The basic accounting procedure refers to the systematic process of recording, classifying, and summarizing financial transactions to produce accurate financial statements. This process is essential for businesses to maintain transparency, comply with regulations, and make informed decisions.
1. Identification of Transactions
The first step in the accounting process is the identification of all financial transactions. A transaction is any activity that has a monetary impact on the business, such as the sale of goods, receipt of payment, purchase of assets, or payment of liabilities. Every transaction should be documented with supporting evidence, such as invoices, receipts, contracts, or purchase orders. Proper documentation is critical for ensuring the accuracy of financial records and for complying with tax and audit requirements.
2. Recording Transactions (Journal Entries)
Once a transaction is identified, it must be recorded in the journal, the book of original entry. In this step, every transaction is entered as a journal entry. A journal entry includes the date, accounts involved, amounts, and a brief description of the transaction. Each entry is recorded following the double-entry accounting system, where each transaction affects at least two accounts—one account is debited, and another is credited. For example, when a business makes a sale on credit, the Accounts Receivable account is debited, and Sales Revenue is credited.
3. Posting to Ledger Accounts
After transactions are recorded in the journal, the next step is to post the journal entries to the ledger. The ledger is a collection of all accounts used by the business, where individual transactions are grouped by account. For example, all entries related to cash will be posted to the Cash Account, and all entries related to sales will be posted to the Sales Account. Posting to the ledger provides a clear picture of the activity in each account and is essential for the preparation of financial statements.

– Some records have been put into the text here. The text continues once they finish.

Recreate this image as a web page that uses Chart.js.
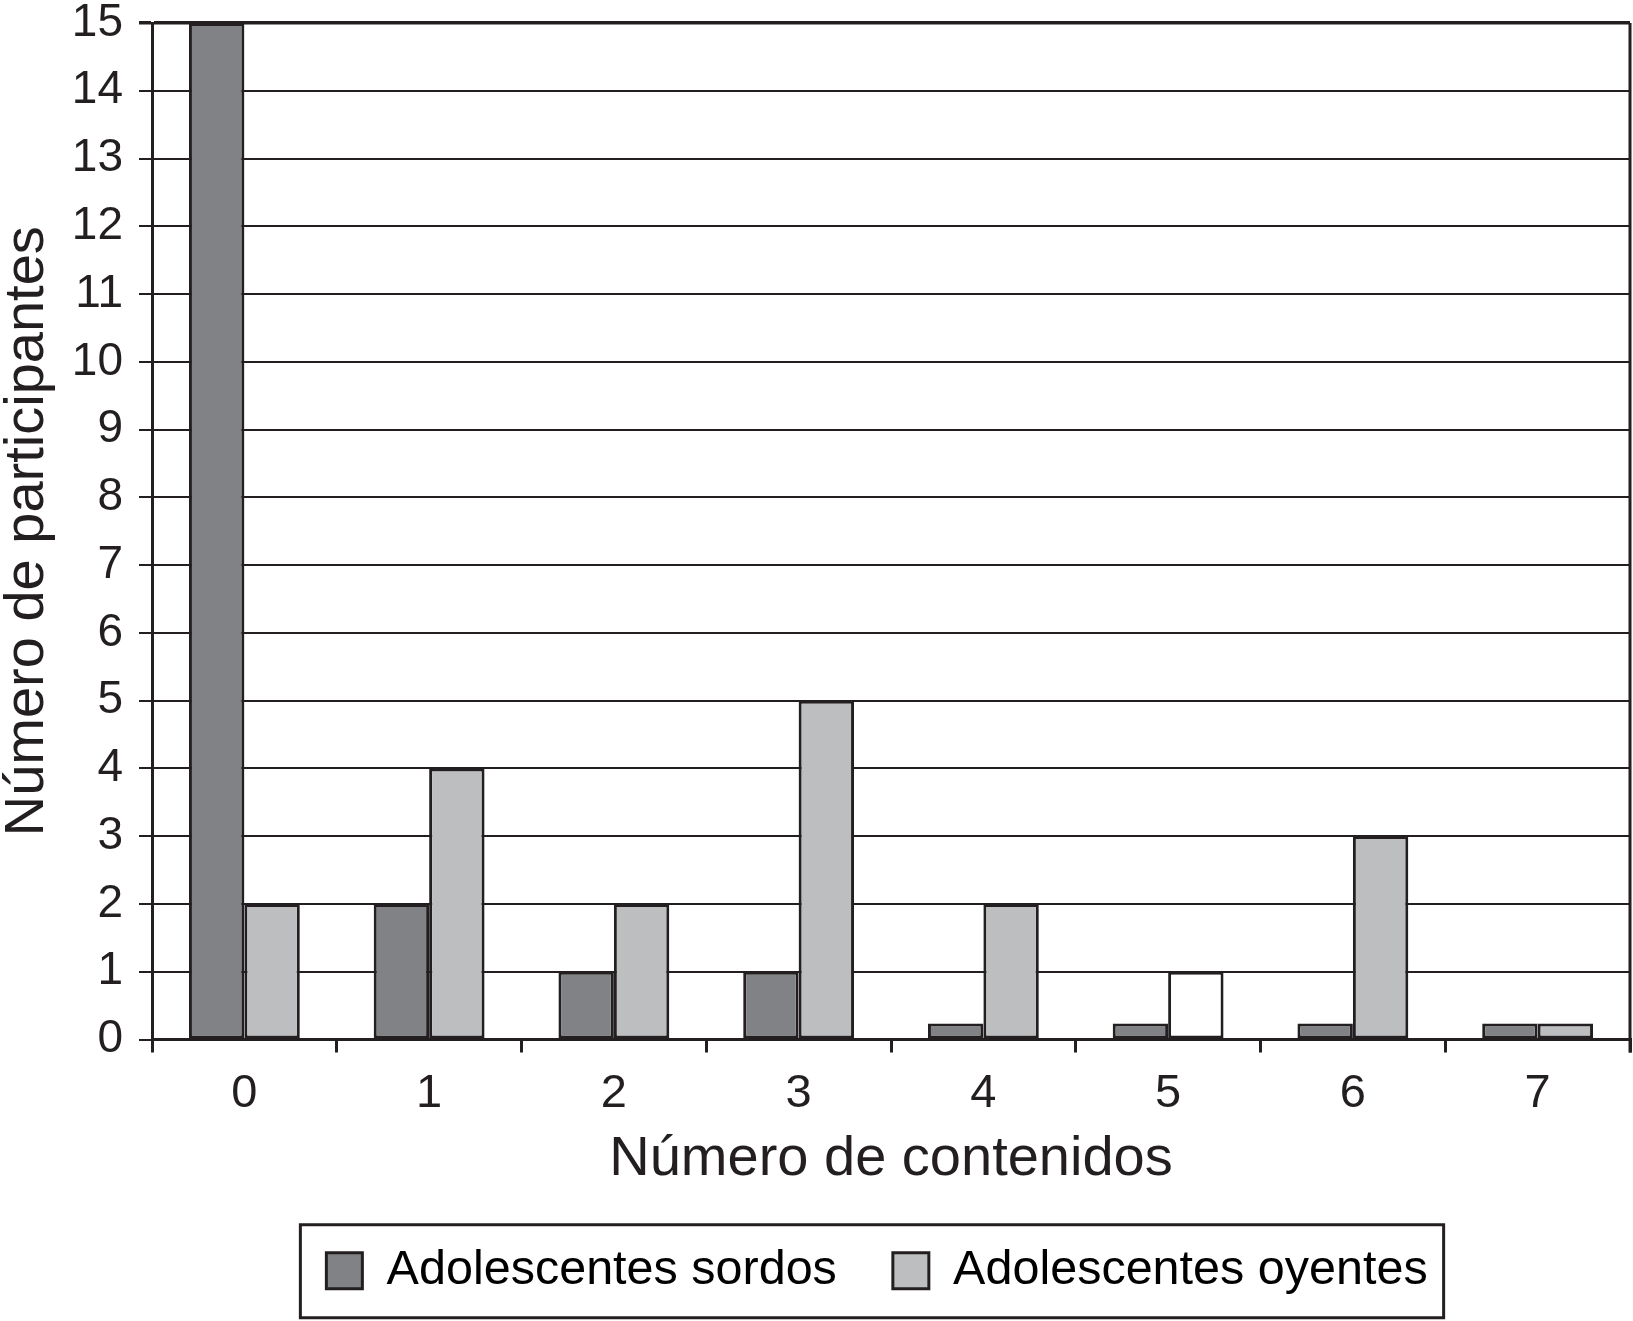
<!DOCTYPE html>
<html>
<head>
<meta charset="utf-8">
<script src="https://cdn.jsdelivr.net/npm/chart.js@4.4.0/dist/chart.umd.min.js"></script>
<style>
html,body{margin:0;padding:0;background:#fff;}
#wrap{width:1633px;height:1321px;}
</style>
</head>
<body>
<div id="wrap"><canvas id="c" width="1633" height="1321"></canvas></div>
<script>
const categories = ['0','1','2','3','4','5','6','7'];
const sordos = [15, 2, 1, 1, 0, 0, 0, 0];
const oyentes = [2, 4, 2, 5, 2, 1, 3, 0];
const seriesNames = ['Adolescentes sordos', 'Adolescentes oyentes'];
const yTicks = [0,1,2,3,4,5,6,7,8,9,10,11,12,13,14,15];

const FONT = "'Liberation Sans', Arial, Helvetica, sans-serif";
const INK = '#231f20';
const DARK = '#808285';
const LIGHT = '#bcbec0';

const framePlugin = {
  id: 'frame',
  afterLayout(chart) {
    const lg = chart.legend;
    if (lg) { lg.left -= 14; lg.right -= 14; }
  },
  afterDraw(chart) {
    const ctx = chart.ctx;
    const a = chart.chartArea;
    ctx.save();
    ctx.strokeStyle = INK;
    ctx.lineWidth = 3;
    ctx.beginPath();
    ctx.moveTo(a.right, a.top);
    ctx.lineTo(a.right, a.bottom + 13);
    ctx.stroke();
    const lg = chart.legend;
    if (lg && lg.legendHitBoxes && lg.legendHitBoxes.length) {
      const hb = lg.legendHitBoxes;
      const last = hb[hb.length - 1];
      const cy = hb[0].top + hb[0].height / 2;
      const x0 = hb[0].left - 26;
      const x1 = last.left + last.width + 16;
      ctx.strokeRect(x0, cy - 46, x1 - x0, 93);
    }
    ctx.restore();
  }
};

new Chart(document.getElementById('c'), {
  type: 'bar',
  data: {
    labels: categories,
    datasets: [
      {
        label: seriesNames[0],
        data: sordos,
        backgroundColor: DARK,
        borderColor: INK,
        borderWidth: 3,
        borderSkipped: false,
        minBarLength: 16
      },
      {
        label: seriesNames[1],
        data: oyentes,
        backgroundColor: (c) => c.dataIndex === 5 ? '#ffffff' : LIGHT,
        borderColor: INK,
        borderWidth: 3,
        borderSkipped: false,
        minBarLength: 16
      }
    ]
  },
  options: {
    responsive: false,
    animation: false,
    devicePixelRatio: 1,
    layout: { padding: { top: 23, right: 3, left: 0, bottom: 16 } },
    datasets: { bar: { categoryPercentage: 0.6, barPercentage: 1.0 } },
    plugins: {
      tooltip: { enabled: false },
      legend: {
        position: 'bottom',
        fullSize: false,
        labels: {
          color: INK,
          font: { family: FONT, size: 48.5 },
          boxWidth: 36,
          boxHeight: 36,
          padding: 56,
          generateLabels(chart) {
            return chart.data.datasets.map((d, i) => ({
              text: d.label,
              fillStyle: i === 0 ? DARK : LIGHT,
              strokeStyle: INK,
              lineWidth: 3,
              datasetIndex: i,
              hidden: false
            }));
          }
        }
      }
    },
    scales: {
      x: {
        afterFit(s) { s.height = 151; },
        grid: {
          offset: true,
          drawOnChartArea: false,
          drawTicks: true,
          tickLength: 13,
          color: INK,
          lineWidth: 3
        },
        border: { display: true, color: INK, width: 3 },
        ticks: {
          color: INK,
          font: { family: FONT, size: 47, lineHeight: 1.2 },
          padding: 13
        },
        title: {
          display: true,
          text: 'Número de contenidos',
          color: INK,
          font: { family: FONT, size: 56, lineHeight: 1 },
          padding: { top: 0, bottom: 3 }
        }
      },
      y: {
        min: 0,
        max: 15,
        afterFit(s) { s.width = 152; },
        afterBuildTicks(s) { s.ticks = yTicks.map(v => ({ value: v })); },
        grid: {
          color: INK,
          lineWidth: (c) => (c.tick && c.tick.value === 15) ? 3.5 : 2,
          drawTicks: true,
          tickLength: 13
        },
        border: { display: true, color: INK, width: 3 },
        ticks: {
          color: INK,
          font: { family: FONT, size: 46, lineHeight: 0.3 },
          padding: 16
        },
        title: {
          display: true,
          text: 'Número de participantes',
          color: INK,
          font: { family: FONT, size: 56, lineHeight: 1 },
          padding: { top: 0, bottom: 0 }
        }
      }
    }
  },
  plugins: [framePlugin]
});
</script>
</body>
</html>
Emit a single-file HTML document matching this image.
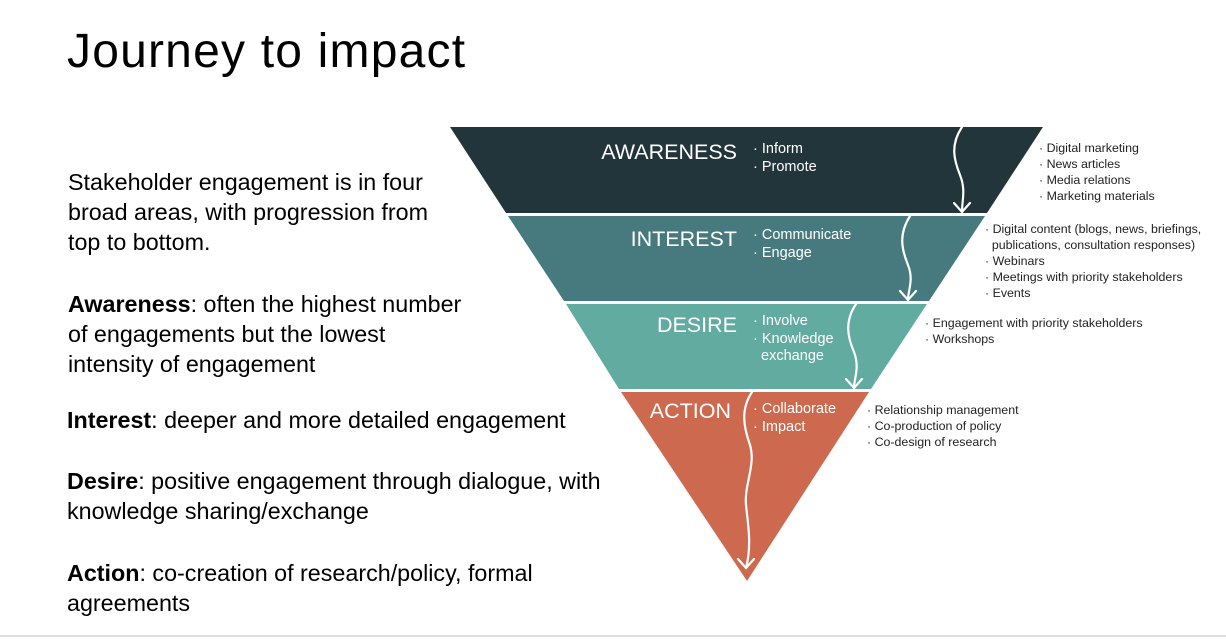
<!DOCTYPE html>
<html><head><meta charset="utf-8"><style>
body{margin:0;width:1226px;height:639px;background:#fff;position:relative;overflow:hidden;font-family:"Liberation Sans",sans-serif;color:#000}
.a{position:absolute;white-space:nowrap}
.t{font-size:23.3px;line-height:30px}
.s{font-size:12.4px;line-height:16px;color:#222}
.h{font-size:21.5px;color:#fff;text-align:right;width:200px}
.w{font-size:14.5px;line-height:17.5px;color:#fff}
</style></head><body>
<div class="a" style="left:67px;top:24px;font-size:48px;letter-spacing:1.2px">Journey to impact</div>
<div class="a t" style="left:68px;top:167px">Stakeholder engagement is in four<br>broad areas, with progression from<br>top to bottom.</div>
<div class="a t" style="left:68px;top:289px"><b>Awareness</b>: often the highest number<br>of engagements but the lowest<br>intensity of engagement</div>
<div class="a t" style="left:67px;top:405px"><b>Interest</b>: deeper and more detailed engagement</div>
<div class="a t" style="left:67px;top:466px"><b>Desire</b>: positive engagement through dialogue, with<br>knowledge sharing/exchange</div>
<div class="a t" style="left:67px;top:558px"><b>Action</b>: co-creation of research/policy, formal<br>agreements</div>
<div class="a" style="left:0;top:635px;width:1226px;height:2px;background:#ddd"></div>
<svg class="a" style="left:0;top:0" width="1226" height="639">
<polygon points="450,127 1043,127 987,213 506,213" fill="#22353a"/>
<polygon points="508,216 985,216 929,301 564,301" fill="#477a7e"/>
<polygon points="566,304 927,304 871,389 619,389" fill="#62aba0"/>
<polygon points="621,392 869,392 747,581" fill="#cd694e"/>
<g fill="none" stroke="#fff" stroke-width="2.2" stroke-linecap="round">
<path d="M962,127 C950,145 954,160 960,175 C966,190 962,200 962,212"/><path d="M954,203 L962,212 L970,203"/>
<path d="M910,216 C898,235 902,250 908,265 C914,280 908,290 908,300"/><path d="M900,291 L908,300 L916,291"/>
<path d="M856,304 C844,322 848,338 854,352 C860,368 854,378 854,388"/><path d="M846,379 L854,388 L862,379"/>
<path d="M752,392 C740,410 744,428 750,445 C756,465 744,485 746,505 C748,525 752,545 746,568"/><path d="M738,559 L746,568 L754,559"/>
</g>
</svg>
<div class="a h" style="left:537px;top:140px">AWARENESS</div>
<div class="a w" style="left:753px;top:141px">· Inform<br>· Promote</div>
<div class="a h" style="left:537px;top:227px">INTEREST</div>
<div class="a w" style="left:753px;top:227px">· Communicate<br>· Engage</div>
<div class="a h" style="left:537px;top:313px">DESIRE</div>
<div class="a w" style="left:753px;top:313px">· Involve<br>· Knowledge<br>&nbsp;&nbsp;exchange</div>
<div class="a h" style="left:531px;top:399px">ACTION</div>
<div class="a w" style="left:753px;top:401px">· Collaborate<br>· Impact</div>
<div class="a s" style="left:1039px;top:140px">· Digital marketing<br>· News articles<br>· Media relations<br>· Marketing materials</div>
<div class="a s" style="left:985px;top:221px">· Digital content (blogs, news, briefings,<br>&nbsp;&nbsp;publications, consultation responses)<br>· Webinars<br>· Meetings with priority stakeholders<br>· Events</div>
<div class="a s" style="left:925px;top:315px">· Engagement with priority stakeholders<br>· Workshops</div>
<div class="a s" style="left:867px;top:402px">· Relationship management<br>· Co-production of policy<br>· Co-design of research</div>
</body></html>
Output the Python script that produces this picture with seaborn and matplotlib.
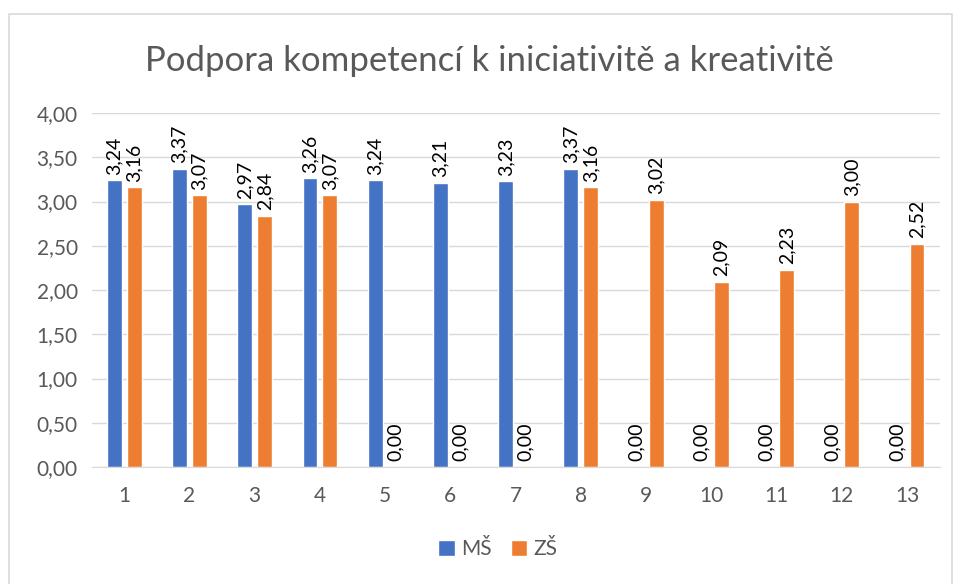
import numpy as np
import pandas as pd
import seaborn as sns
import matplotlib.pyplot as plt
from matplotlib.patches import Rectangle

# values
categories = [str(i) for i in range(1, 14)]
ms_values = [3.24, 3.37, 2.97, 3.26, 3.24, 3.21, 3.23, 3.37, 0, 0, 0, 0, 0]
zs_values = [3.16, 3.07, 2.84, 3.07, 0, 0, 0, 3.16, 3.02, 2.09, 2.23, 3.00, 2.52]
series = ["MŠ", "ZŠ"]
colors = ["#4472C4", "#ED7D31"]
title = "Podpora kompetencí k iniciativitě a kreativitě"

df = pd.DataFrame({
    "cat": categories * 2,
    "val": ms_values + zs_values,
    "series": [series[0]] * len(categories) + [series[1]] * len(categories),
})

sns.set_style("white")
plt.rcParams['font.family'] = ['Lato', 'DejaVu Sans']
grey = "#595959"

fig = plt.figure(figsize=(9.54, 5.84), dpi=100)
ax = fig.add_axes([0.096, 0.2003, 0.889, 0.6062])

sns.barplot(data=df, x="cat", y="val", hue="series", palette=colors,
            width=0.61, gap=0.25, ax=ax, legend=True, saturation=1)

for cont in ax.containers:
    labels = ["{:.2f}".format(b.get_height()).replace(".", ",") for b in cont]
    ax.bar_label(cont, labels=labels, rotation=90, padding=4, fontsize=14, color="black")

ax.set_ylim(0, 4)
ax.set_yticks(np.arange(0, 4.01, 0.5))
ax.set_yticklabels(["{:.2f}".format(v).replace(".", ",") for v in np.arange(0, 4.01, 0.5)])
ax.set_xlim(-0.5, 12.5)
ax.yaxis.grid(True, color="#D9D9D9", linewidth=1)
ax.set_axisbelow(True)
ax.tick_params(axis="both", colors=grey, labelsize=15, length=0)
ax.tick_params(axis="x", pad=14)
ax.tick_params(axis="y", pad=10)
for side in ["top", "right", "left"]:
    ax.spines[side].set_visible(False)
ax.spines["bottom"].set_color("#D9D9D9")
ax.set_xlabel("")
ax.set_ylabel("")

fig.text(0.513, 0.895, title, ha="center", va="center", fontsize=25, color=grey)

handles, labs = ax.get_legend_handles_labels()
ax.legend_.remove()
fig.legend(handles, labs, loc="center", bbox_to_anchor=(0.522, 0.06), ncol=2, frameon=False,
           fontsize=15, labelcolor=grey, handlelength=0.8, handleheight=0.8,
           handletextpad=0.3, columnspacing=0.9)

fig.patches.append(Rectangle((9 / 954, -0.01), 943 / 954, 1 - 14 / 584 + 0.01,
                             transform=fig.transFigure, fill=False,
                             edgecolor="#D9D9D9", linewidth=1.2))

plt.savefig("out.png", dpi=100)
plt.close()
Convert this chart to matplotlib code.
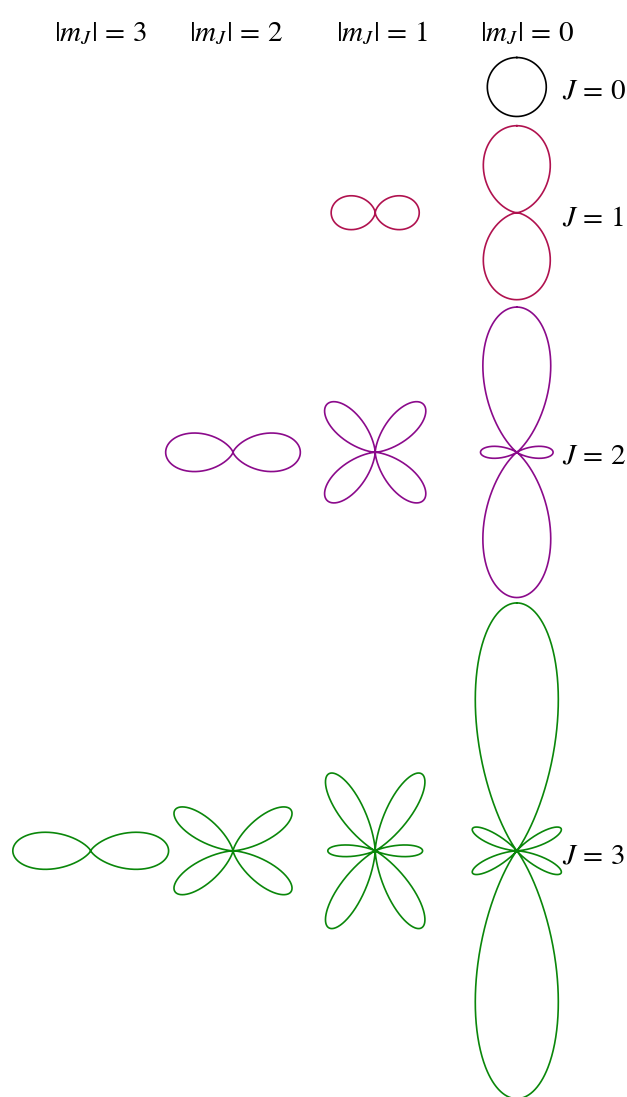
import numpy as np
import matplotlib
matplotlib.use("Agg")
import matplotlib.pyplot as plt
from numpy.polynomial import legendre as L

plt.rcParams['mathtext.fontset'] = 'stix'
plt.rcParams['font.family'] = ['STIXGeneral', 'Liberation Serif', 'DejaVu Serif']

# ---- data: peak angular probability density |Y_J^m|^2 ----
J_values = [0, 1, 1, 2, 2, 2, 3, 3, 3, 3]
m_values = [0, 0, 1, 0, 1, 2, 0, 1, 2, 3]
peak_density = [0.081, 0.239, 0.121, 0.399, 0.187, 0.185, 0.681, 0.247, 0.195, 0.214]

column_labels = [r'$|m_J|\,=\,3$', r'$|m_J|\,=\,2$', r'$|m_J|\,=\,1$', r'$|m_J|\,=\,0$']
row_labels = [r'$J\,=\,0$', r'$J\,=\,1$', r'$J\,=\,2$', r'$J\,=\,3$']
J_colors = {0: '#000000', 1: '#B0124F', 2: '#8B0A8B', 3: '#0A870A'}

# ---- layout (pixels) ----
W, H = 627, 1097
scale = 364.0                      # px per density unit
col_x = {3: 90.7, 2: 233.0, 1: 375.2, 0: 516.8}
row_y = {0: 87.0, 1: 212.7, 2: 452.3, 3: 850.8}

fig = plt.figure(figsize=(W / 100, H / 100), dpi=100)
ax = fig.add_axes([0, 0, 1, 1])
ax.set_xlim(0, W)
ax.set_ylim(H, 0)
ax.set_aspect('equal')
ax.axis('off')

theta = np.linspace(0, 2 * np.pi, 2000)
x = np.cos(theta)
for J, m, pk in zip(J_values, m_values, peak_density):
    c = np.zeros(J + 1); c[J] = 1
    dP = L.legval(x, L.legder(c, m)) if m > 0 else L.legval(x, c)
    P = (1 - x**2) ** (m / 2) * dP
    f = P**2
    r = pk * f / f.max() * scale
    px = col_x[m] + r * np.sin(theta)
    py = row_y[J] - r * np.cos(theta)
    ax.plot(px, py, color=J_colors[J], lw=1.2, solid_joinstyle='round')

head_x = [100, 236, 382, 527]
for lab, hx in zip(column_labels, head_x):
    ax.text(hx, 41, lab, fontsize=21, ha='center', va='baseline')

label_base = [98.3, 225.7, 464.0, 863.3]
for lab, by in zip(row_labels, label_base):
    ax.text(562, by, lab, fontsize=21, ha='left', va='baseline')

fig.savefig('out.png', dpi=100)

4. Trial Balance Preparation
Once all transactions are posted to the ledger, the next step is to prepare a trial balance. A trial balance is a list of all ledger accounts along with their respective debit or credit balances. The purpose of the trial balance is to ensure that the accounting equation (Assets = Liabilities + Equity) is in balance. If the total debits equal the total credits, the books are considered balanced. If they do not, it indicates errors that need to be rectified.
5. Adjusting Entries
At the end of an accounting period, certain adjustments may be needed to ensure that financial statements reflect the actual financial condition of the business. These adjustments are recorded through adjusting entries. Common adjustments include recognizing accrued revenues or expenses, depreciation of fixed assets, and inventory adjustments. Adjusting entries ensure that the financial statements adhere to the accrual basis of accounting, where revenues and expenses are recognized when earned or incurred, not when cash is exchanged.
6. Preparation of Financial Statements
Once all adjusting entries have been made, the next step is to prepare the financial statements. The primary financial statements are:
- Income Statement (Profit & Loss Statement): Shows the company’s revenues, expenses, and profit or loss over a specific period.
- Balance Sheet (Statement of Financial Position): Displays the company’s assets, liabilities, and shareholders’ equity at a specific point in time.
- Cash Flow Statement: Highlights the inflows and outflows of cash, showing how the company’s operations, investments, and financing activities affect cash balance.
7. Closing the Books
At the end of the accounting period, the books need to be closed. This means transferring the balances of temporary accounts (such as revenue, expenses, and dividends) to the permanent equity account, usually the Retained Earnings account. Closing the books resets the temporary accounts to zero, making them ready for the next accounting period. This process helps in determining the net profit or loss for the period and updating the company’s equity position.
8. Post-Closing Trial Balance
After the books are closed, a post-closing trial balance is prepared to ensure that the permanent accounts (assets, liabilities, and equity) are correctly balanced. This trial balance confirms that the accounting records are accurate and ready for the next cycle of accounting.